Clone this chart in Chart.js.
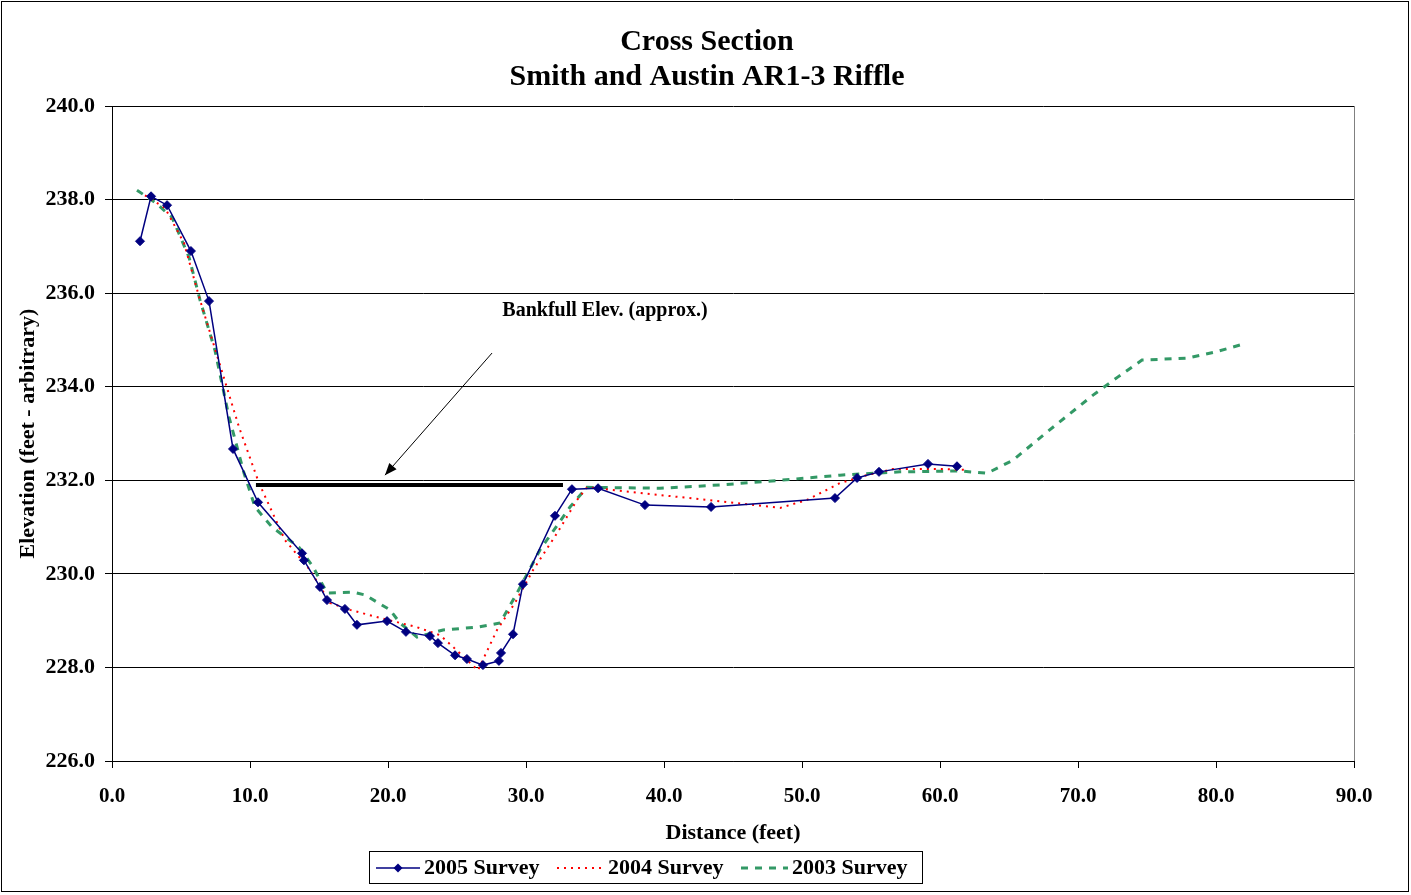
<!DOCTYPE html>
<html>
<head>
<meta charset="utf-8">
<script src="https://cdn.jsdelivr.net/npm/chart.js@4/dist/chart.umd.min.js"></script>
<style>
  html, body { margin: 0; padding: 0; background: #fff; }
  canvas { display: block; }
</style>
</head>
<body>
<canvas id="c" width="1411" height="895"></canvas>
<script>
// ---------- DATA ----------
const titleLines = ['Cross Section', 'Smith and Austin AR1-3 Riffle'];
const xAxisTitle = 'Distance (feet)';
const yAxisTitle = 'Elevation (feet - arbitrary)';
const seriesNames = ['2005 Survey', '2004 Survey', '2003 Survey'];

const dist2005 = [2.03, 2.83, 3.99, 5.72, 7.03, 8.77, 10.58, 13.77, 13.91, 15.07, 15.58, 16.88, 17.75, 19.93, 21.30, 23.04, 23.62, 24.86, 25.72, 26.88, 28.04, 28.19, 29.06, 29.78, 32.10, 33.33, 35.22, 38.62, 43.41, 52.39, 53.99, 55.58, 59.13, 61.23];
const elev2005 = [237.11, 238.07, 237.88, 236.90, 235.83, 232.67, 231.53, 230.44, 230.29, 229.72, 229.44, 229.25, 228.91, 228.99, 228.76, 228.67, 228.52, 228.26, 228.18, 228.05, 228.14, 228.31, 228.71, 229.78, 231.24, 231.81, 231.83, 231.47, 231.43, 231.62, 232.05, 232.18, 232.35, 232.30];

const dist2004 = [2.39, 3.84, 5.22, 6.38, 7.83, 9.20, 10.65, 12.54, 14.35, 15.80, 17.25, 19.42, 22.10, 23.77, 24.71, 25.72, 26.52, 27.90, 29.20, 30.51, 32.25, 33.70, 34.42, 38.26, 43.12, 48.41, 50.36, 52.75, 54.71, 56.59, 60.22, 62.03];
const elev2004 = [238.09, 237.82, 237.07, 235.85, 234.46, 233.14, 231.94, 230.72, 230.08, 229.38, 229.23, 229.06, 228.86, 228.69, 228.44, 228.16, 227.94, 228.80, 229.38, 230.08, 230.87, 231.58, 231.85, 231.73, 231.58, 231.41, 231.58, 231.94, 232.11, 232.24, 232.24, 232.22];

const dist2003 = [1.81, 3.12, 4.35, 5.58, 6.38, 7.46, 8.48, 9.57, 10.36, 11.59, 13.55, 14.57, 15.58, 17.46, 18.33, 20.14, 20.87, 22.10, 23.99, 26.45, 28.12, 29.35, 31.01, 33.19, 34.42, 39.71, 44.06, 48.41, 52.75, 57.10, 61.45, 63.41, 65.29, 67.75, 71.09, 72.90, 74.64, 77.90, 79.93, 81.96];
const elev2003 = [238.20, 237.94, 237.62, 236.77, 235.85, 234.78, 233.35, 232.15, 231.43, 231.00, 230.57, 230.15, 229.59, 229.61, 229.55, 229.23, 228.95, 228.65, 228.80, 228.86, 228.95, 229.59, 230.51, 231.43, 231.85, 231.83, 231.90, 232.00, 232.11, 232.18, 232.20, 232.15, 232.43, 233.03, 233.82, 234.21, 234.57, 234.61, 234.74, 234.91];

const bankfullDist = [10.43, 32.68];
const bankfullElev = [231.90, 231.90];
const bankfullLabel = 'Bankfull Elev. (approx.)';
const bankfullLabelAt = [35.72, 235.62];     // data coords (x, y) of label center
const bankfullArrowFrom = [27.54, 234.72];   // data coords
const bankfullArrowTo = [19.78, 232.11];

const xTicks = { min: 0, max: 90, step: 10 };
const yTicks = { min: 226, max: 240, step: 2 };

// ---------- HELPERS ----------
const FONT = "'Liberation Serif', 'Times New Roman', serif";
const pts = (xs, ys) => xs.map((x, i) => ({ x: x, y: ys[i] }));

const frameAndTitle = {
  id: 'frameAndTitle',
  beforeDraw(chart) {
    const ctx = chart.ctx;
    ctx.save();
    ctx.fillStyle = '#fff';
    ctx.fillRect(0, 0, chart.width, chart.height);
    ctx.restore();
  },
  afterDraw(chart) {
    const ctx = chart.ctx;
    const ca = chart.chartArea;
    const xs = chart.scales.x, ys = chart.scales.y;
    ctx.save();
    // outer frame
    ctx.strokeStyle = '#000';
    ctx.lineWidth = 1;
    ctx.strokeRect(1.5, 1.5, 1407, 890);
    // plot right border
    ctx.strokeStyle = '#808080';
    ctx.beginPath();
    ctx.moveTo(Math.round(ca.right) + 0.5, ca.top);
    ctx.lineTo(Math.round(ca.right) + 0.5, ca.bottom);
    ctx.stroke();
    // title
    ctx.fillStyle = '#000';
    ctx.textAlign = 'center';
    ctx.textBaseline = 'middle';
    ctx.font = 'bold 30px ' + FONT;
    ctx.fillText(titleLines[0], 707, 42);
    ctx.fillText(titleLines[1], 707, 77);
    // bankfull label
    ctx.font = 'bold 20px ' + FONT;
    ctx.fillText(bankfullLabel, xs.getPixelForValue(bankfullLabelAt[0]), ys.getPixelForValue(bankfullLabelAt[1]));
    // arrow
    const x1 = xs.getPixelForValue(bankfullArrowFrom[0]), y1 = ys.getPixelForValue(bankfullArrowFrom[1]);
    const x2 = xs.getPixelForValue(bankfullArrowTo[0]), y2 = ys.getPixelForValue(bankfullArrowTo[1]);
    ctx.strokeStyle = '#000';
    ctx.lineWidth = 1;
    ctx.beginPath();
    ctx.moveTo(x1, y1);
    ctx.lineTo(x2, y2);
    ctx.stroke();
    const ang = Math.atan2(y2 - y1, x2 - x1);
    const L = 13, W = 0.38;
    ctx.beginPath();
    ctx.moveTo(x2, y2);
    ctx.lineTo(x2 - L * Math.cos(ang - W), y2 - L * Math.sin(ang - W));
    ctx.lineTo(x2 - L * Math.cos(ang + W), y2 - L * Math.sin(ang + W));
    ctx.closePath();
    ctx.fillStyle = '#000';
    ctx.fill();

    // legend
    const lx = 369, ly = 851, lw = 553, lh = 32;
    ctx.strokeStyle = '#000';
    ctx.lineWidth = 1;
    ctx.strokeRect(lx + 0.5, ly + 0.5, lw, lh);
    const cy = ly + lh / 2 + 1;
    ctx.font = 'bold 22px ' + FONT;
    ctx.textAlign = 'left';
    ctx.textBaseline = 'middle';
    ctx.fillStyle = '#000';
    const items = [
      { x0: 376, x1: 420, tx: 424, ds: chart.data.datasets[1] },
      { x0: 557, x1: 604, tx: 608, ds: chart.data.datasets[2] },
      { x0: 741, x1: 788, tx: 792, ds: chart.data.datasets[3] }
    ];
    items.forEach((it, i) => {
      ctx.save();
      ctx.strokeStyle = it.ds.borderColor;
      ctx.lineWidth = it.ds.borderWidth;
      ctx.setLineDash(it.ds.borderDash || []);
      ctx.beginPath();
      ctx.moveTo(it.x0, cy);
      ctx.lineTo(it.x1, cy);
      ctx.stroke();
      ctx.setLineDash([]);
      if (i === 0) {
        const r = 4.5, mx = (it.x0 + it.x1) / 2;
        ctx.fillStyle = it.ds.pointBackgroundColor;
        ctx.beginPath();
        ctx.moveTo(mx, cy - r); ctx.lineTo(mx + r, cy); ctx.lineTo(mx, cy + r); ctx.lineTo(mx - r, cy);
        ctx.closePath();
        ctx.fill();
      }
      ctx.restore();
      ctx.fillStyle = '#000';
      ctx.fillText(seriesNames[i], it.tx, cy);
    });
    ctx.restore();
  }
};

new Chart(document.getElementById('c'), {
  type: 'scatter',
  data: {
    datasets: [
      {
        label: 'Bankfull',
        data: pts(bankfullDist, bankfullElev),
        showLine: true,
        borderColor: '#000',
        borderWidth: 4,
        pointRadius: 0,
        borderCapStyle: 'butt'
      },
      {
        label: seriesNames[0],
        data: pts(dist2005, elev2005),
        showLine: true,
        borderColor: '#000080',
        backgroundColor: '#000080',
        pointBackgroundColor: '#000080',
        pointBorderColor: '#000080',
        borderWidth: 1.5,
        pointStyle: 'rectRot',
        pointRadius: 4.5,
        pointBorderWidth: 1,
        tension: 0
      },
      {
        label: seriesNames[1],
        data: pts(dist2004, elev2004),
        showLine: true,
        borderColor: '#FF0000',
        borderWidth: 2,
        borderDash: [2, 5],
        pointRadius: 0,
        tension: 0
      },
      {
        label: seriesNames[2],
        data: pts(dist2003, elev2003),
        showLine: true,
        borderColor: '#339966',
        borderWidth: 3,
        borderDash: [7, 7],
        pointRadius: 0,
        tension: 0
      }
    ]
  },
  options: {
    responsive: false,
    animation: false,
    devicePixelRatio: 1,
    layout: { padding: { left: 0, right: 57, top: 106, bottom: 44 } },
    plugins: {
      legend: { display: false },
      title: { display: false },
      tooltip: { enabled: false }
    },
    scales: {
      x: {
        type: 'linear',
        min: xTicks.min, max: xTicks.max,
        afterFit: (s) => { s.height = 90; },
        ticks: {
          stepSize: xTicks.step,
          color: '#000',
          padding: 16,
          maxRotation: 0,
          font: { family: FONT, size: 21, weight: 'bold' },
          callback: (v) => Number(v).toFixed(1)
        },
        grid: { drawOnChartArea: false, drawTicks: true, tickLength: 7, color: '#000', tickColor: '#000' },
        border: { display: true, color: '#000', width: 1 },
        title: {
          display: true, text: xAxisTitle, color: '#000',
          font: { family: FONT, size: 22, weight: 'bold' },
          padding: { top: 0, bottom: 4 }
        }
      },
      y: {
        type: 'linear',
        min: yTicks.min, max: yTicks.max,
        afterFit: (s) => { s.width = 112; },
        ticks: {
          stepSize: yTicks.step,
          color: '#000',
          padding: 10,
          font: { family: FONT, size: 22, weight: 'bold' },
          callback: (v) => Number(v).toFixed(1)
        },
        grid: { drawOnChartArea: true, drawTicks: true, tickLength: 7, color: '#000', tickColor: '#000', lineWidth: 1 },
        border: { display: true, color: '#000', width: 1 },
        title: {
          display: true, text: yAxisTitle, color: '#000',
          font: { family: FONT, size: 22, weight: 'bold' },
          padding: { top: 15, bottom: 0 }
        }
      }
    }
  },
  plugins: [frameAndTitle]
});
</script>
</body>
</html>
====
Leave out any pictures and return exactly the lines from the beginning of the data through the line with "const seriesNames = ['2005", inclusive.

Clone this chart in Chart.js.
<!DOCTYPE html>
<html>
<head>
<meta charset="utf-8">
<script src="https://cdn.jsdelivr.net/npm/chart.js@4/dist/chart.umd.min.js"></script>
<style>
  html, body { margin: 0; padding: 0; background: #fff; }
  canvas { display: block; }
</style>
</head>
<body>
<canvas id="c" width="1411" height="895"></canvas>
<script>
// ---------- DATA ----------
const titleLines = ['Cross Section', 'Smith and Austin AR1-3 Riffle'];
const xAxisTitle = 'Distance (feet)';
const yAxisTitle = 'Elevation (feet - arbitrary)';
const seriesNames = ['2005 Survey', '2004 Survey', '2003 Survey'];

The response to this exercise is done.